I remember walking through it in the late 1980s, thinking the place was going a bit upmarket, as if Covent Garden were swallowing it inch by inch, like a boa constrictor. The really grotty and tough, sordid Soho was, for better or worse, long gone by my 1990s heyday – and the opening of the G-A-Y Bar.

Unlike Mr Joseph, I never thought who I fancied was anything to do with ‘who I am’. The idea of feeling safe in Soho is an odd one too. Surely the air of danger was part of the appeal?

But I am sad to see the G-A-Y brand meet its end. I did enjoy the club night back in the day, kind of, for its cheap and cheerful ambience – a dog-rough, provincial air that was unusual in a London venue. There was no sawdust, but plenty of spit. It even had a food stand in one corner, from which the tang of chip fat and frying onions would occasionally waft to the dancefloor. Then there were the tawdry, lowest-common-denominator turns: PAs from the truly naff – Sean Maguire, Abigail with her happy-house version of Nirvana’s ‘Smells Like Teen Spirit’, or Corrie’s Reg Holdsworth. ‘They’re playing a lot of Boney M tonight,’ my friend, high as a kite, said one night. I pointed to the stage: ‘Paul, they’re over there.’ The plebeian naffness of it was essential and joyous – and something that was smashed right into by the middle-class nonsense of ‘queer’. And then there came the hook-up apps – Grindr and Scruff and the like.
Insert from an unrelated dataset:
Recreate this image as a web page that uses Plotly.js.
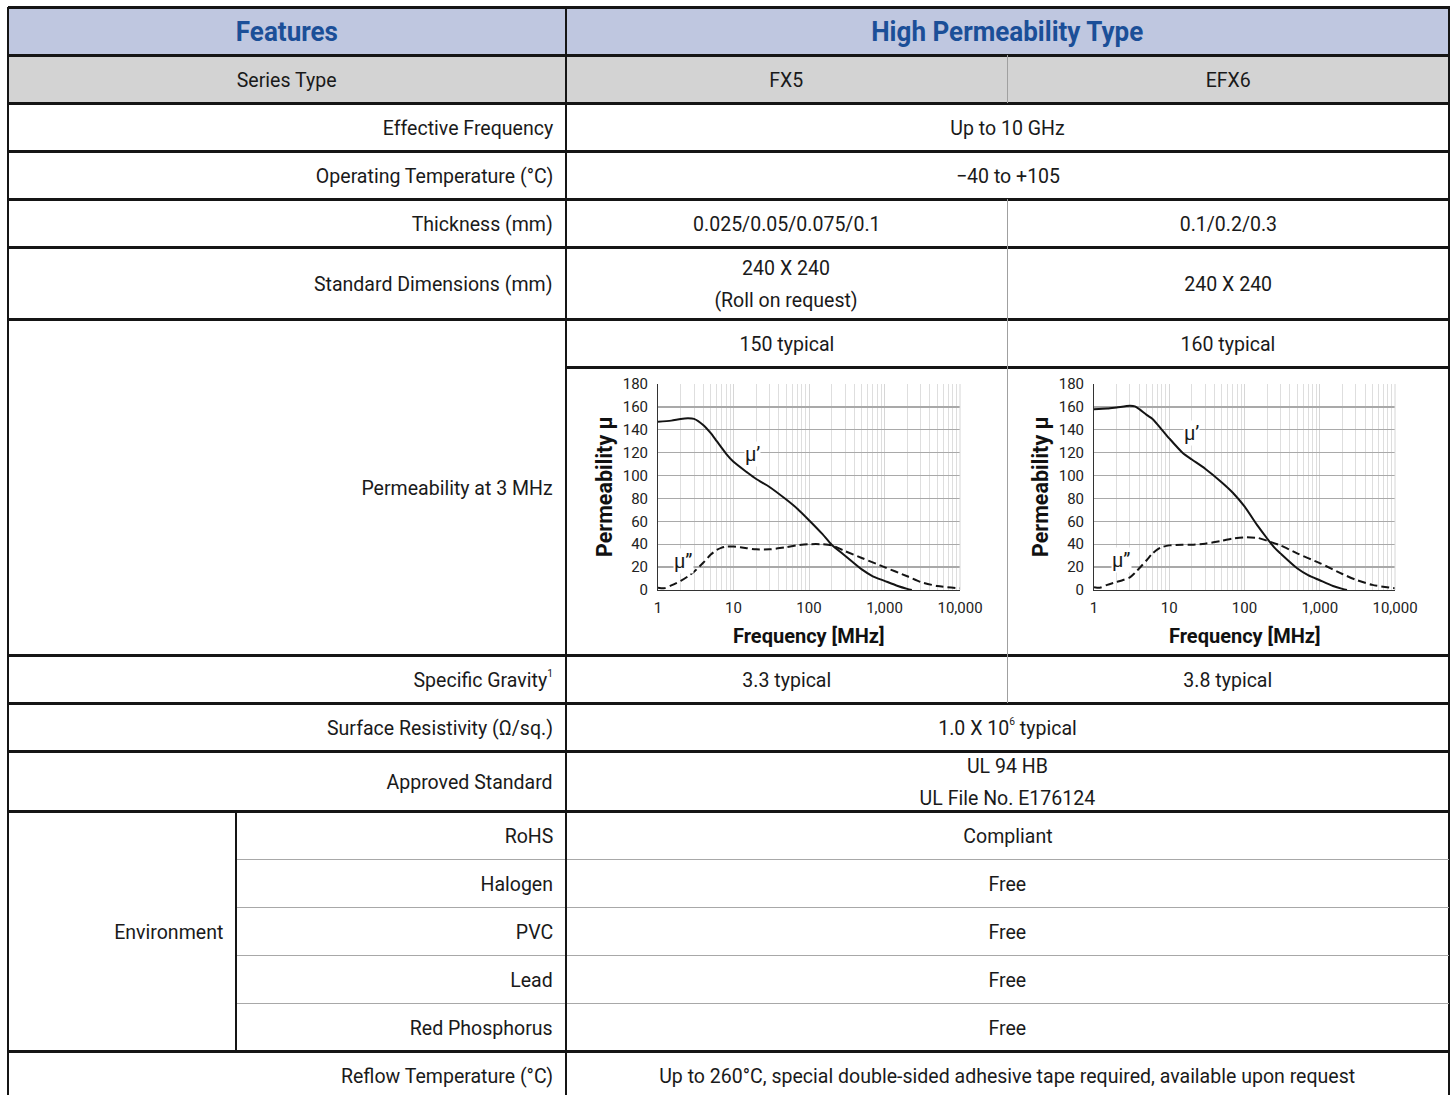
<!DOCTYPE html>
<html><head><meta charset="utf-8">
<script src="https://cdn.plot.ly/plotly-3.0.1.min.js"></script>
<style>
body{margin:0;background:#fff;}
#page{position:relative;width:1453px;height:1095px;overflow:hidden;background:#fff;font-family:Roboto,"Noto Sans",sans-serif;color:#1a1a1a;}
.t{position:absolute;display:flex;align-items:center;font-size:21px;line-height:32px;box-sizing:border-box;padding-top:2px;}
.t span{display:inline-block;transform:scaleX(0.93);white-space:nowrap;}
.t.r{justify-content:flex-end;padding-right:13px;text-align:right;}
.t.r span{transform-origin:right center;}
.t.c{justify-content:center;text-align:center;}
.t.c span{transform-origin:center center;}
.t.h{font-weight:700;font-size:28px;color:#1b4f98;}
.t sup{font-size:11px;vertical-align:top;line-height:20px;}
.ln{position:absolute;}
.ch{position:absolute;}
</style>
</head><body>
<div id="page"></div>
<script>
// ---------- table content ----------
const headerTitles = ['Features', 'High Permeability Type'];
const seriesTypes = ['Series Type', 'FX5', 'EFX6'];
const featureNames = ['Effective Frequency', 'Operating Temperature (°C)', 'Thickness (mm)', 'Standard Dimensions (mm)', 'Permeability at 3 MHz', 'Specific Gravity<sup>1</sup>', 'Surface Resistivity (Ω/sq.)', 'Approved Standard'];
const fx5Values = ['Up to 10 GHz', '−40 to +105', '0.025/0.05/0.075/0.1', '240 X 240<br>(Roll on request)', '150 typical', '3.3 typical', '1.0 X 10<sup>6</sup> typical', 'UL 94 HB<br>UL File No. E176124'];
const efx6Values = [null, null, '0.1/0.2/0.3', '240 X 240', '160 typical', '3.8 typical', null, null];
const environmentLabel = 'Environment';
const environmentItems = ['RoHS', 'Halogen', 'PVC', 'Lead', 'Red Phosphorus'];
const environmentValues = ['Compliant', 'Free', 'Free', 'Free', 'Free'];
const reflowLabel = 'Reflow Temperature (°C)';
const reflowValue = 'Up to 260°C, special double-sided adhesive tape required, available upon request';

// ---------- chart data (frequency in MHz) ----------
const fx5FreqReal = [1, 1.5, 2, 2.5, 3, 4, 5, 6, 8, 10, 15, 20, 30, 50, 70, 100, 150, 200, 300, 500, 700, 1000, 1500, 2000, 2300];
const fx5MuReal = [147, 148, 149.5, 150, 149.5, 144, 137, 130, 119, 112, 103, 97, 90, 79, 71, 61, 49, 39.5, 30, 18, 12, 8, 3.5, 1, 0];
const fx5FreqImag = [1, 1.2, 1.5, 2, 2.5, 3, 4, 5, 6, 7, 8, 10, 15, 20, 30, 50, 70, 100, 150, 200, 300, 500, 1000, 2000, 3000, 5000, 10000];
const fx5MuImag = [2, 1.5, 4, 8, 12, 16, 24, 31, 35, 37, 38, 38, 36.5, 35.5, 35.5, 37.5, 39, 40, 40, 39, 34, 28, 20, 12, 7, 3.5, 1.5];
const efx6FreqReal = [1, 1.5, 2, 3, 3.5, 4, 5, 6, 8, 10, 15, 20, 30, 50, 70, 100, 150, 200, 250, 300, 500, 700, 1000, 1500, 2000, 2300];
const efx6MuReal = [158, 158.5, 159.5, 161, 160.5, 158, 153, 149.5, 140, 132.5, 120, 114, 106, 94, 85, 73, 56, 45, 37, 32, 19, 13, 8.5, 3.5, 1, 0];
const efx6FreqImag = [1, 1.2, 1.5, 2, 2.5, 3, 3.5, 4, 5, 6, 7, 8, 10, 15, 20, 30, 50, 70, 100, 150, 200, 300, 500, 1000, 2000, 3000, 5000, 10000];
const efx6MuImag = [2.5, 2, 4.5, 7, 9, 11, 15, 19, 26, 32, 35.5, 37.5, 39, 39.5, 39.5, 40.5, 43, 45, 46, 45.5, 43, 39, 32, 23.5, 14, 9, 4.5, 1.5];
const xTickVals = [1, 10, 100, 1000, 10000];
const xTickText = ['1', '10', '100', '1,000', '10,000'];
const curveLabels = ['μ’', 'μ”'];
const fx5LabelFreq = [17.9, 2.15], fx5LabelMu = [119, 25];
const efx6LabelFreq = [19.6, 2.3], efx6LabelMu = [137, 26];

// ---------- geometry ----------
const page = document.getElementById('page');
const L = 8, C1 = 566, C2 = 1007, R = 1449, CE = 236;
const rowY = [7, 55, 103, 151, 199, 247, 319, 655, 703, 751, 811, 1051, 1099];
const subPermY = 367;
const envY = [811, 859, 907, 955, 1003, 1051];

function box(x0, y0, x1, y1, bg) {
  const d = document.createElement('div');
  d.className = 'ln';
  d.style.cssText = `left:${x0}px;top:${y0}px;width:${x1 - x0}px;height:${y1 - y0}px;background:${bg};`;
  page.appendChild(d);
}
function txt(x0, y0, x1, y1, html, cls) {
  const d = document.createElement('div');
  d.className = 't ' + cls;
  d.style.cssText = `left:${x0}px;top:${y0}px;width:${x1 - x0}px;height:${y1 - y0}px;`;
  d.innerHTML = `<span>${html}</span>`;
  page.appendChild(d);
}
function hline(x0, x1, y, dark) { box(x0, y - (dark ? 1 : 0.5), x1, y + (dark ? 1.5 : 0.5), dark ? '#151515' : '#a8a8a8'); }
function vline(x, y0, y1, dark) { box(x - (dark ? 1 : 0.5), y0, x + (dark ? 1.2 : 0.5), y1, dark ? '#151515' : '#a0a0a0'); }

// backgrounds
box(L, rowY[0], R, rowY[1], '#bfc7e0');
box(L, rowY[1], R, rowY[2], '#d3d3d3');

// header and series rows
txt(L, rowY[0], C1, rowY[1], headerTitles[0], 'c h');
txt(C1, rowY[0], R, rowY[1], headerTitles[1], 'c h');
txt(L, rowY[1], C1, rowY[2], seriesTypes[0], 'c');
txt(C1, rowY[1], C2, rowY[2], seriesTypes[1], 'c');
txt(C2, rowY[1], R, rowY[2], seriesTypes[2], 'c');

// feature rows
for (let i = 0; i < featureNames.length; i++) {
  const y0 = rowY[i + 2], y1 = rowY[i + 3];
  txt(L, y0, C1, y1, featureNames[i], 'r');
  let vy1 = y1;
  if (featureNames[i].startsWith('Permeability')) vy1 = subPermY;
  if (efx6Values[i] === null) {
    txt(C1, y0, R, vy1, fx5Values[i], 'c');
  } else {
    txt(C1, y0, C2, vy1, fx5Values[i], 'c');
    txt(C2, y0, R, vy1, efx6Values[i], 'c');
  }
}
// environment
txt(L, envY[0], CE, envY[envY.length - 1], environmentLabel, 'r');
for (let i = 0; i < environmentItems.length; i++) {
  txt(CE, envY[i], C1, envY[i + 1], environmentItems[i], 'r');
  txt(C1, envY[i], R, envY[i + 1], environmentValues[i], 'c');
}
// reflow
txt(L, rowY[11], C1, rowY[12], reflowLabel, 'r');
txt(C1, rowY[11], R, rowY[12], reflowValue, 'c');

// ---------- charts ----------
function makeChart(id, left, width, marginL, marginR, fReal, mReal, fImag, mImag, labF, labM) {
  const d = document.createElement('div');
  d.id = id; d.className = 'ch';
  d.style.cssText = `left:${left}px;top:368px;width:${width}px;height:287px;`;
  page.appendChild(d);
  const minorVals = [];
  for (let p = 1; p <= 1000; p *= 10) for (let k = 2; k <= 9; k++) minorVals.push(k * p);
  const traces = [
    {x: fReal, y: mReal, mode: 'lines', line: {color: '#141414', width: 2, shape: 'spline', smoothing: 0.7}, hoverinfo: 'skip'},
    {x: fImag, y: mImag, mode: 'lines', line: {color: '#141414', width: 2, dash: '8px,4px', shape: 'spline', smoothing: 0.7}, hoverinfo: 'skip'}
  ];
  const fnt = {family: 'Roboto, sans-serif', size: 15, color: '#222'};
  const ann = curveLabels.map((t, i) => ({
    x: Math.log10(labF[i]), y: labM[i], xref: 'x', yref: 'y', text: t, showarrow: false,
    xanchor: 'center', yanchor: 'middle',
    font: {family: 'Roboto, sans-serif', size: 20, color: '#1a1a1a'}, bgcolor: '#ffffff', borderpad: 0
  }));
  ann.push({xref: 'paper', yref: 'paper', x: 0, y: 0.5, xshift: -54, xanchor: 'center', yanchor: 'middle',
    textangle: -90, showarrow: false,
    text: '<b>Permeability μ</b>', font: {family: 'Roboto, sans-serif', size: 21.5, color: '#111'}});
  ann.push({xref: 'paper', yref: 'paper', x: 0.5, y: 0, yshift: -46, xanchor: 'center', yanchor: 'middle',
    showarrow: false,
    text: '<b>Frequency [MHz]</b>', font: {family: 'Roboto, sans-serif', size: 20, color: '#111'}});
  const layout = {
    width: width, height: 287,
    margin: {l: marginL, r: marginR, t: 16, b: 65},
    paper_bgcolor: 'rgba(0,0,0,0)', plot_bgcolor: '#ffffff',
    showlegend: false, font: fnt,
    xaxis: {type: 'log', range: [0, 4], tickvals: xTickVals, ticktext: xTickText, tickfont: fnt,
      showgrid: true, gridcolor: '#d6d6d6', gridwidth: 1, zeroline: false,
      showline: true, linecolor: '#333', linewidth: 1, ticks: '', ticklabelstandoff: 4,
      minor: {tickvals: minorVals, showgrid: true, gridcolor: '#dedede', gridwidth: 1}},
    yaxis: {range: [0, 180], dtick: 20, tickfont: fnt, showgrid: true, gridcolor: '#a9a9a9', gridwidth: 1.3,
      zeroline: false, showline: true, linecolor: '#333', linewidth: 1, ticks: '', ticklabelstandoff: 6},
    shapes: [
      {type: 'line', xref: 'paper', yref: 'paper', x0: 1, x1: 1, y0: 0, y1: 1, line: {color: '#d6d6d6', width: 1}}
    ],
    annotations: ann
  };
  Plotly.newPlot(id, traces, layout, {staticPlot: true, displayModeBar: false});
}
makeChart('chartFX5', 567, 440, 91, 47, fx5FreqReal, fx5MuReal, fx5FreqImag, fx5MuImag, fx5LabelFreq, fx5LabelMu);
makeChart('chartEFX6', 1008, 441, 86, 54, efx6FreqReal, efx6MuReal, efx6FreqImag, efx6MuImag, efx6LabelFreq, efx6LabelMu);

// ---------- grid lines ----------
hline(L, R + 1, rowY[0], true);
vline(L, rowY[0], 1095, true);
vline(R, rowY[0], 1095, true);
for (let i = 1; i < rowY.length - 1; i++) hline(L, R, rowY[i], true);
hline(C1, R, subPermY, true);
for (let i = 1; i < envY.length - 1; i++) hline(CE, R, envY[i], false);
vline(CE, envY[0], envY[envY.length - 1], true);
vline(C1, rowY[0], 1095, true);
vline(C2, rowY[1], rowY[2], false);
vline(C2, rowY[4], rowY[8], false);
</script>
</body></html>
The apps stripped the frills, such as they were, from gay social life. The awful music, the terrible, trashy loudness of it all – why would you go to one of those bloody places again, when you could just get sex straight to your door, Deliveroo-style? Add to that scene the dismal iconography of ‘queer’ and LGBTQ+, and you’re pushing a product that nobody very much is going to be keen on.

Let’s be frank. Men go to gay clubs (or used to) to meet other men to shag. That is the main event. Start filling that space up with drag queens, men with ginormous hormone-induced breasts, munchkin women claiming to be gay men, etc., and you may have a colourful snap of misfits and misshapes to show off on Insta – but it’s not exactly going to arouse interest in the trouser department. There is a photograph on Mr Joseph’s Instagram accompanying his sad news that shows him surrounded by such characters. It looks rather like people who might be beamed on to the Starship Enterprise seconds before their planet explodes. Of course homosexual men will flock to the apps, where the gender-addled can be more easily ignored and avoided.

The clue was in the name – G-A-Y. Never has the advice ‘just do what it says on the tin’ been more pertinent.

Fortunately Jeremy has a fallback – the long-established club Heaven. ‘I hope to continue making Heaven a second home for so many LGBT+ people,’ he tells us. I can’t think of anything less homely than that place. Hard to believe, I know, but I was employed to gyrate upon a podium there on a few Wednesday nights back in nineteen hundred and frozen to death – something I very much doubt is a line on the curriculum vitae of any other Spectator contributor, past or present.

The removal of large-scale human interactions in Soho is just the gay version of the wider phenomenon of fragmentation and dislocation. ‘Soon all the cities will be as one, no use crying when they’re gone,’ as Marc Almond concludes in his song. Tech convenience leads to isolation. We are social animals, straight and gay, and we need to rough and tumble together in the physical world – not grind away in little boxes.